More than 100 people have been killed after a bomb exploded in the Sri Lankan capital, Colombo.

Nearly three hundred others were wounded when the device, planted in a car, went off at Colombo's main bus terminal during the rush hour.

The incident is one of the worst mass killings in the long-running feud between the island's two main ethnic groups, the Tamils and the Sinhalese.

Most of the victims were from the country's majority ethnic group, the Sinhalese, who are Buddhists.

The two-and-a-half million Tamils, who are Hindus, make up 18% of Sri Lanka's 16 million people.

The Sri Lankan authorities believe the bomb was planted by Tamil extremists - known as the Tamil Tigers - who are fighting for an independent homeland.

Colombo was been placed under a dusk to dawn curfew after gangs of Sinhalese began to attack Tamils in revenge.


The incident brings to 250 the numbers killed in attacks in the past week in Sri Lanka.

It follows the massacre of 127 people - mainly Sinhalese - four days ago in the town of Trincomalee, in the heart of the Tamil region in the north and east Sri Lanka.
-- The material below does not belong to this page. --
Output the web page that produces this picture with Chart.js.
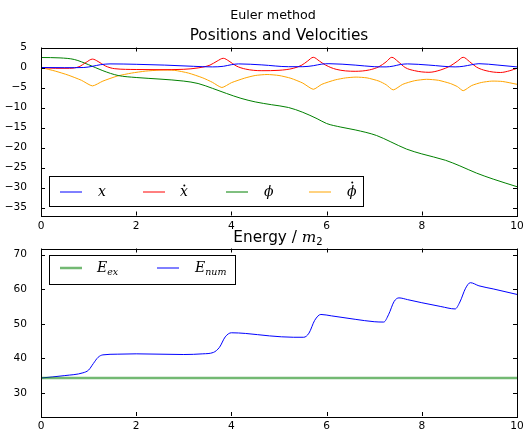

Four years ago Tamil militants began a campaign for a separate state - since them more than 5,000 people have been killed in the fighting.

The Sri Lankan government has proposed giving greater autonomy to Tamil areas but refuses to consider an independent Tamil nation.

The Tamils were a prosperous elite when Sri Lanka, formerly Ceylon, was ruled by the British.

They say since the country gained its independence they have been discriminated against in favour of the Sinhalese majority.

In Context
In the two days following the Colombo bomb another 100 people were killed in fighting between Tamil rebels and government troops.

The civil war continued throughout the 1990s and claimed the life of Sri Lankan President Premadasa in a Tamil bomb attack in 1993.

In February 2002 the government and Tamil Tiger rebels signed a permanent ceasefire agreement in a peace initiative sponsored by Norway.

In September the same year the Sri Lankan Government agreed to a key rebel demand and lifted its ban on the Tamil Tigers. In return the Tamils dropped their demands for a separate state.

But the talks have since faltered and rising levels of violence have threatened the truce.